1958 was a good year. I built an extra bedroom under the quite extraordinary garage, my studio, we had on the top of our domestic cliff—the boys were moved into that. It had bunks and a clay floor and lovely sliding windows, sliding on coloured glass marbles. The floorboards upstairs were rather far apart and Molly Ryburn [a colleague at the Gallery] supplied a carpet (which I still have in my present studio) to make it more comfortable—the boys had clay and I had carpet. (a survey, p. 26)

The smallness and inconvenient simplicity of the dwelling often shocks visitors nowadays, but the McCahon children have mostly warm memories of their primitive living conditions. Below the house was a clearing in the trees, forming a sort of yard that contained fruit trees, flowers and shrubs, a vegetable garden, a chook house and a washing line. The paths and retaining walls on the property were all built by Colin.


One childhood friend of the family remembers the house as an inspirational place—vital, full of conversation and music and the smells of studio and domestic life—with a tremendous sense of ‘home’. The artist Pat Hanly who visited in October 1957, en route to Europe, with the photographer Barry Millar,  found the McCahon place refreshingly ‘modern’ in style (after Colin’s idiosyncratic alterations), and an antidote to the stuffiness of most New Zealand houses of the period, especially in Christchurch where he had been studying at art school.


The growing size of the children was probably a main reason the McCahons decided to move to the city in 1960. It is possible, too, that they were unsettled by their visit to America for several months in 1958. Colin wrote in 1972:

We went home to the bush of Titirangi. It was cold and dripping and shut in—-and I had seen deserts and tumbleweed in fences and the Salt Lake Flats, and the Faulkner country with magnolias in bloom, cities—-taller by far than kauri trees. My lovely kauris became too much for me. I fled north in memory and painted the Northland panels (a survey, 1972).

Nevertheless, the period after the return from America up to the departure from Titirangi was one of the most productive in McCahon’s career. Significantly perhaps, the immediate environment of the Titirangi and French Bay came to play less of a role in his work than it had earlier in the 1950s as his work expanded in various new directions that owed less to direct environmental stimulus. The kauri panels of The Wake (1958) may be viewed as among the last significant works in which McCahon alluded directly to the landscape which had so occupied him since 1953.

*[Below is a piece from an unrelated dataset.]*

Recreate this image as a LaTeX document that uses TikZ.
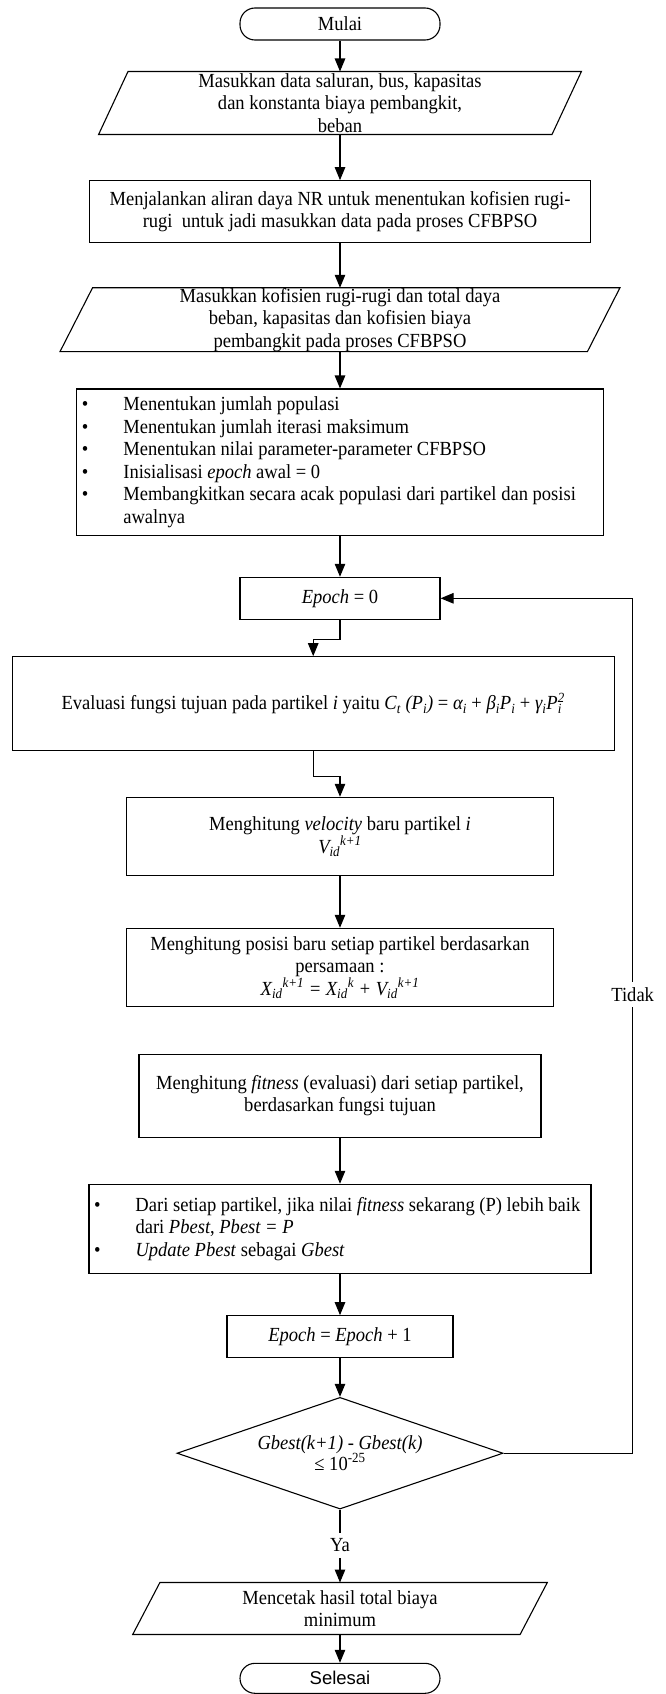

Another factor that may have influenced their move to the city is that Titirangi was an isolated place for Anne to live, with Colin's working in the city and involved in many activities out of working hours, including theatre productions, teaching art classes, and socializing in the pub. He often did not get home until late at night. While the McCahons were well-liked by most of their neighbours, there are also stories that the family were ostracized by some in the neighbourhood who were suspicious of artists and the relatively bohemian life style of the McCahons; this may have also contributed to their decision to leave.


After the McCahons left in 1960, the house was taken over by their friend Jacqueline Amoamo and her husband. Various alterations were made, including the creation of another deck near the garage, building a roof over part of the deck, and (eventually) the installation of a flush-toilet. The entrance path, too, was altered and concreted.